# Few of my St. Louis Colored Soda's



## stlouisbottles

Here are a few of my favorite colored sodas from St Louis Mo.


----------



## shotdwn

Great color. I can see why they are some of your favorites.


----------



## photolith

Those are awesome, take the paint off though


----------



## sandchip

Those are absolute killers.  Thanks for sharing them with us.


----------



## slugplate

Wow, those are awesome bottles. Great colors and shapes. Thanks for showing them.


----------



## bottle-bud

Excellent bottles. What does M & W represent?


----------



## yacorie

Fantastic colors and forms


----------



## stlouisbottles

bottle-bud said:


> Excellent bottles. What does M & W represent?


McCloud & Wheaton.


----------



## treeguyfred

stlouisbottles said:


> Here are a few of my favorite colored sodas from St Louis Mo.

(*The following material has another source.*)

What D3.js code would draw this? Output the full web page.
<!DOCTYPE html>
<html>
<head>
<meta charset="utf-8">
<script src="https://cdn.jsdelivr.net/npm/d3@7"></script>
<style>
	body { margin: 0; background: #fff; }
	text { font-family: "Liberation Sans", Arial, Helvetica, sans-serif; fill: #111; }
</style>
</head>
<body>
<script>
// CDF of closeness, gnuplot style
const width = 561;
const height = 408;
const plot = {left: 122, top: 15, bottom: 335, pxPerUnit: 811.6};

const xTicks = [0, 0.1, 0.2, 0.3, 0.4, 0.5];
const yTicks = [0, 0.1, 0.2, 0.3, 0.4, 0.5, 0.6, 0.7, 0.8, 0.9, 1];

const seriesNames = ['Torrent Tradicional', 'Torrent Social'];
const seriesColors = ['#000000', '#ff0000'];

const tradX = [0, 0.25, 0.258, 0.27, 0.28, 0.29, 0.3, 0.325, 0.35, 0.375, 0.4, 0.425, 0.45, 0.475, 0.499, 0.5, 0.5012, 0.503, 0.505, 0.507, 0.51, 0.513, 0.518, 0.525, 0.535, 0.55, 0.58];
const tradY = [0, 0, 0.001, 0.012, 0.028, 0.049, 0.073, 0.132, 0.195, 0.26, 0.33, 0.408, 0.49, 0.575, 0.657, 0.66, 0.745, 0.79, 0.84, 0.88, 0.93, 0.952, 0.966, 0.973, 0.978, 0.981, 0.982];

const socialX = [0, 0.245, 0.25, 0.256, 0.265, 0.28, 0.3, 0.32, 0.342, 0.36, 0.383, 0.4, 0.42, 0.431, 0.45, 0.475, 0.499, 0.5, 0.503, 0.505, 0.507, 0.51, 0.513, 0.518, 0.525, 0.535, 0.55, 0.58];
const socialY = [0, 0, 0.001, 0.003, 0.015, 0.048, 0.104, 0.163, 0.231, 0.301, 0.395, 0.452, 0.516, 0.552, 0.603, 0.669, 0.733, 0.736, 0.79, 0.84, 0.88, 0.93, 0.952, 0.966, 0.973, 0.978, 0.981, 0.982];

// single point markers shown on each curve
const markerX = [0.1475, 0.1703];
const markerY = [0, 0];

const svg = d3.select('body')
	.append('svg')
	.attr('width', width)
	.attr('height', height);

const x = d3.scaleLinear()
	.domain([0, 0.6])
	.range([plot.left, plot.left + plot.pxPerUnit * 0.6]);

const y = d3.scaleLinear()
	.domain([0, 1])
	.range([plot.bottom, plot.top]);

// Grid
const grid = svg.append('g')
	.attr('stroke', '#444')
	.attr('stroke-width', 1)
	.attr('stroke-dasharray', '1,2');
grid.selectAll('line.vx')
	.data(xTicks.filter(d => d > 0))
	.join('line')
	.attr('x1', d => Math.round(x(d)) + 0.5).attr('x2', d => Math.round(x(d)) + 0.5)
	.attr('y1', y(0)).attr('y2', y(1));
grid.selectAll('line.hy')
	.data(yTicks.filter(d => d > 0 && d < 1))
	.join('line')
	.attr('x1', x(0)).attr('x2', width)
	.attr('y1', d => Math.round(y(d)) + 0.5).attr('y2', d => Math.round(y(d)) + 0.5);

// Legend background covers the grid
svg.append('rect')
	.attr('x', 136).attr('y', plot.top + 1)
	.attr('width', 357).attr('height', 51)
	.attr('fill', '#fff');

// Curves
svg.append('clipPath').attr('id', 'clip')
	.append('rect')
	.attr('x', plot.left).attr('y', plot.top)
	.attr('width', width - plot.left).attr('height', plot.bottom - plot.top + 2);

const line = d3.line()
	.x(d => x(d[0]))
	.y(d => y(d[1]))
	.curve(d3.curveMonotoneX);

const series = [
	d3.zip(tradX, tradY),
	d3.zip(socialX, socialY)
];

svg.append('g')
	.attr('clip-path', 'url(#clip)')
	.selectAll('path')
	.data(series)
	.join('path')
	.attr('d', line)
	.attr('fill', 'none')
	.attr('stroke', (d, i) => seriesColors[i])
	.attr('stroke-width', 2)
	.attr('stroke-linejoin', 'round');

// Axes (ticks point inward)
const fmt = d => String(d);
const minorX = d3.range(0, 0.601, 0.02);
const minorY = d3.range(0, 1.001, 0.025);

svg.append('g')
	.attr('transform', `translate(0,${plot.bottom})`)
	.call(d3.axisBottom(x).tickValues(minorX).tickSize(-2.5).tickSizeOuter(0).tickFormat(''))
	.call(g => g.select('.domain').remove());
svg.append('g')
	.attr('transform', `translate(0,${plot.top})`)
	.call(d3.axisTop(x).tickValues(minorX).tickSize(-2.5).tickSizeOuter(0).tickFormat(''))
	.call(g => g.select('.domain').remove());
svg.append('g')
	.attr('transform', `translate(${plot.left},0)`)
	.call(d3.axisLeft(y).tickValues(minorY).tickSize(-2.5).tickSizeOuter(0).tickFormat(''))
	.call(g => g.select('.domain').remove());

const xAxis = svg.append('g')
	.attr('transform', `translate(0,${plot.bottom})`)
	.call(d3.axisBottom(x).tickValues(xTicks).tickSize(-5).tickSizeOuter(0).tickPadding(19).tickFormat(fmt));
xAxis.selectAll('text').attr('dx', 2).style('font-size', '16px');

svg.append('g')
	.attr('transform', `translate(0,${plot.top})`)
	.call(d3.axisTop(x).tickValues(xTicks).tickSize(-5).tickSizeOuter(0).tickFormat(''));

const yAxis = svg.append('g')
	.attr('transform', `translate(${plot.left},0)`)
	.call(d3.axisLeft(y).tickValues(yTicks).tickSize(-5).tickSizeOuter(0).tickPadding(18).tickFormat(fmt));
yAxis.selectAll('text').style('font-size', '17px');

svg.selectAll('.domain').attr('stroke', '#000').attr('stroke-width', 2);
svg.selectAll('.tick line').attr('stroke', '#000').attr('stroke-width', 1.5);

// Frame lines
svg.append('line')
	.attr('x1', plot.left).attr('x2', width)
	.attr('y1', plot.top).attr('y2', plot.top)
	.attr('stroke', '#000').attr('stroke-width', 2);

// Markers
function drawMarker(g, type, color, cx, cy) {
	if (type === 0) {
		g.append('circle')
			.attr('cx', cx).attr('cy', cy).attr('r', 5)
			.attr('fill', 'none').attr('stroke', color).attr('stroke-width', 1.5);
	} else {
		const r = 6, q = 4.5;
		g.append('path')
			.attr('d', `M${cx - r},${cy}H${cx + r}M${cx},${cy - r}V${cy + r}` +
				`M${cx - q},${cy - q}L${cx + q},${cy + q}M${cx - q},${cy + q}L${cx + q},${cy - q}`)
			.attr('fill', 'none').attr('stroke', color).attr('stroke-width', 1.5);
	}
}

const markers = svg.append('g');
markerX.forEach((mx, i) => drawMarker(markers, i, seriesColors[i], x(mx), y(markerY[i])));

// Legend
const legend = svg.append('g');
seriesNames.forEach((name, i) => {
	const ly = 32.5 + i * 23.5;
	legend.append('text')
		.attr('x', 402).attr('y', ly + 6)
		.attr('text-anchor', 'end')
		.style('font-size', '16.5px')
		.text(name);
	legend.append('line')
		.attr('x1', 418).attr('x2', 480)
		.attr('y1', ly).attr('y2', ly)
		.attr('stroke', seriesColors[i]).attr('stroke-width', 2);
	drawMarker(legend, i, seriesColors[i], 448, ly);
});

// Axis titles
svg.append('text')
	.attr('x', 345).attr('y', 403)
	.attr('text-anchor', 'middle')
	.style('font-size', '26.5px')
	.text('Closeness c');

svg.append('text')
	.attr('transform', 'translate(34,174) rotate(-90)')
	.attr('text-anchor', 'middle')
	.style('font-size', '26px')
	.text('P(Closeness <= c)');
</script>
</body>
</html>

Wow, those are beautiful! absolutely amazing! I'm with the others that have weighed in.. no question why they are your favorites! 
Thank you for sharing the pic! I'd love to see others,
~Fred


----------



## Kheidecker

Amazing bottles.i live in stl an am curious if you dug up any of those??


----------



## Timelypicken

Those are cool. I live about an hour from St. Louis


----------



## Kheidecker

If I come across anything spectacular need some help digging.would either of you two be interested????I do alot od glass hunting by myself. My bottle hunting doesn't interest anybody else.


----------



## Kheidecker

Timelypicken said:


> Those are cool. I live about an hour from St. Louis


----------



## Kheidecker

Kheidecker said:


> If I come across anything spectacular need some help digging.would either of you two be interested????I do alot od glass hunting by myself. My bottle hunting doesn't interest anybody else.

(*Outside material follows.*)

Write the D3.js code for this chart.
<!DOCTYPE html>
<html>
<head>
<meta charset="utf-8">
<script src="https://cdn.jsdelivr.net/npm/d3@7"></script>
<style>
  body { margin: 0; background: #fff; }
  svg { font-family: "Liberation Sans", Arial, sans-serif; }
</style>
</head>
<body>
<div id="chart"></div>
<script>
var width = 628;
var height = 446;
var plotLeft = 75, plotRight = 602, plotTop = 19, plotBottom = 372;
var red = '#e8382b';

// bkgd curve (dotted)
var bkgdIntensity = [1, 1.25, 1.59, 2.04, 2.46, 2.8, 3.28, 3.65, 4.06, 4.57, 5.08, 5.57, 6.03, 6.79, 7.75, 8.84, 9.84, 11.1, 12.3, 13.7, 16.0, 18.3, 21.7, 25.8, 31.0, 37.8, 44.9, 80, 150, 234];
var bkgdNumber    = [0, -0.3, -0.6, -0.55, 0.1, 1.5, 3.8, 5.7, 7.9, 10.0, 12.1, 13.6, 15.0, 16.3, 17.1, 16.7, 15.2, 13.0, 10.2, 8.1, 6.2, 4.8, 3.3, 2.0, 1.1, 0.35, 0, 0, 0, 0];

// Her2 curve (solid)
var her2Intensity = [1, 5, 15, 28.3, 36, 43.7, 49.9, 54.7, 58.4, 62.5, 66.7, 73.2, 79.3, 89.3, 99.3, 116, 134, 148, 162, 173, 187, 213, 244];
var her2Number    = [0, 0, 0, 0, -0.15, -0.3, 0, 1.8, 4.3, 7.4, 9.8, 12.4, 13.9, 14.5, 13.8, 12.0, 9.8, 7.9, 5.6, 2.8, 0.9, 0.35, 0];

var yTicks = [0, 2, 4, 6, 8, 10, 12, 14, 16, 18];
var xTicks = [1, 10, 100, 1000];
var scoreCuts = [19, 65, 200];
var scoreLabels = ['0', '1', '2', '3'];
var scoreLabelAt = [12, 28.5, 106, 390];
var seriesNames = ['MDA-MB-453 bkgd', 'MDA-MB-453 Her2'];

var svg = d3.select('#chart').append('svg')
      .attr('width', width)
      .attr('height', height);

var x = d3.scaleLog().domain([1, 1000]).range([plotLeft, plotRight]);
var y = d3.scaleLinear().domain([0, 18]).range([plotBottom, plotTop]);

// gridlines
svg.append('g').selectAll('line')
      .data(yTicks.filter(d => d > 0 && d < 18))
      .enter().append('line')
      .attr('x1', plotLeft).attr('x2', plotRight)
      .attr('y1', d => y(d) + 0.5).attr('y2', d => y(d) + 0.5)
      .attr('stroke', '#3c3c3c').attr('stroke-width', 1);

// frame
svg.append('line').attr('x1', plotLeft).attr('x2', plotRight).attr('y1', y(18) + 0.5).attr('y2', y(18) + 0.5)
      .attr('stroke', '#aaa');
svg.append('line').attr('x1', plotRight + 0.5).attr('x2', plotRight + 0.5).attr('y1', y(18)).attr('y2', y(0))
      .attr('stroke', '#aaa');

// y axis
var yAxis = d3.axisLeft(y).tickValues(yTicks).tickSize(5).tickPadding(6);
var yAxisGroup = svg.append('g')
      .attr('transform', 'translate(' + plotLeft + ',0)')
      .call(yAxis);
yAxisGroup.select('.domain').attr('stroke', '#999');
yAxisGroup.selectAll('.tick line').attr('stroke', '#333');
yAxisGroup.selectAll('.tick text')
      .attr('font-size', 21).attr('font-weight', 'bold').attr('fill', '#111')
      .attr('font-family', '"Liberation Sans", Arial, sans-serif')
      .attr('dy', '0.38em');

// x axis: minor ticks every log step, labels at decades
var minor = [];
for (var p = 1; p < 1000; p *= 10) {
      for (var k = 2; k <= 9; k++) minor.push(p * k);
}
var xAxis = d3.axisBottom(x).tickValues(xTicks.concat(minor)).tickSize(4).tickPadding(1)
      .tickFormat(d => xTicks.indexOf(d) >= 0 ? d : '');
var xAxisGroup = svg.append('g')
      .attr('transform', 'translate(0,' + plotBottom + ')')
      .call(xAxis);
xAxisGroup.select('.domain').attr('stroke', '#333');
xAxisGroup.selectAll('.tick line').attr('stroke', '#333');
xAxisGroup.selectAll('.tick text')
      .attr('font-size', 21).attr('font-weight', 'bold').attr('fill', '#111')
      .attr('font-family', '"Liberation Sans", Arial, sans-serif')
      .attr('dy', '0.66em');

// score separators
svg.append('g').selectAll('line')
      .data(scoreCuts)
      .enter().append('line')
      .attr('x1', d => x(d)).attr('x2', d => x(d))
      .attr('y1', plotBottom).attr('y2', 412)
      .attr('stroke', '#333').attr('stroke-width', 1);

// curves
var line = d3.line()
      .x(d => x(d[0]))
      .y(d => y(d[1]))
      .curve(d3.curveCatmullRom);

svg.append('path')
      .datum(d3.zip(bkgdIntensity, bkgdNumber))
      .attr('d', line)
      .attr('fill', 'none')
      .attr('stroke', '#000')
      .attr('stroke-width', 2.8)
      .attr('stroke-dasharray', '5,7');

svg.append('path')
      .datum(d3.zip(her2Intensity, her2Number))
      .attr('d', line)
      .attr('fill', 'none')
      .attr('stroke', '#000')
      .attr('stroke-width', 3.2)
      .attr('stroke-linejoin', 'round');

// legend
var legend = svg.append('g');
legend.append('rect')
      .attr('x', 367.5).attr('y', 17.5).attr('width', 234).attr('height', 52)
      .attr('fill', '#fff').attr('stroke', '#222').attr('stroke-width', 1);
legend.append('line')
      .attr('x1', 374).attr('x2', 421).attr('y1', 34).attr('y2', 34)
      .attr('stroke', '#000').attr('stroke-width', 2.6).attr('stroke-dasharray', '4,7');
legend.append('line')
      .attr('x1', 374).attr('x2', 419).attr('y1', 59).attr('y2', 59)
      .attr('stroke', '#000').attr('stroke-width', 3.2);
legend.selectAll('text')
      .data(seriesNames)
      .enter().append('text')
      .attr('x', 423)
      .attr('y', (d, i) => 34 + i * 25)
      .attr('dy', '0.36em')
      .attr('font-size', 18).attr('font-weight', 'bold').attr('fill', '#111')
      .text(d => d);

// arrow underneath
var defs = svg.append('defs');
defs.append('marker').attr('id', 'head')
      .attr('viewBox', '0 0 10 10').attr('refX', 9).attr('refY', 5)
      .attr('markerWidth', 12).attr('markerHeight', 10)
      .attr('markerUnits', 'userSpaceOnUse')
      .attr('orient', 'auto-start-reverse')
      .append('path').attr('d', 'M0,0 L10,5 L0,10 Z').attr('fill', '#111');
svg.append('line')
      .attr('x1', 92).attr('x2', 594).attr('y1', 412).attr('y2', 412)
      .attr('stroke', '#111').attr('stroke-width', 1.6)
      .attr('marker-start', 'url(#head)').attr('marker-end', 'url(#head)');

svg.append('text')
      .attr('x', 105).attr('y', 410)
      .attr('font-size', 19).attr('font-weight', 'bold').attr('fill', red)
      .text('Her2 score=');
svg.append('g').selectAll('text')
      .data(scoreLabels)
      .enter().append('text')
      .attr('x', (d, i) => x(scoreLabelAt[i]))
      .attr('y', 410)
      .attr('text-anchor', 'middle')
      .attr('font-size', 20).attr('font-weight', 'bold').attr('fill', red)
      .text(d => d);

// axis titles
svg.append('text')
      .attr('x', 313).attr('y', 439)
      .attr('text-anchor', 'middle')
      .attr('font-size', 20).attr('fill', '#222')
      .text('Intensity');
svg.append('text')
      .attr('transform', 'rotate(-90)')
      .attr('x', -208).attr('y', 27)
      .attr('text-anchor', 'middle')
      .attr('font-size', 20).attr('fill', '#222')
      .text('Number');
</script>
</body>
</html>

I mostly am looking for unique jars.thats about all I'll spend $ on.if ya come across any I'd be interested. Is there anything you'd like me to keep an eye out for?I got a whole shed full of glass I'm need to get rid of.mostly creek finds and basic jars.


----------



## stlouisbottles

Kheidecker said:


> Amazing bottles.i live in stl an am curious if you dug up any of those??


I didn’t dig them myself. A friend dug two of them.


----------



## stlouisbottles

Kheidecker said:


> If I come across anything spectacular need some help digging.would either of you two be interested????I do alot od glass hunting by myself. My bottle hunting doesn't interest anybody else.


What area are you from?


----------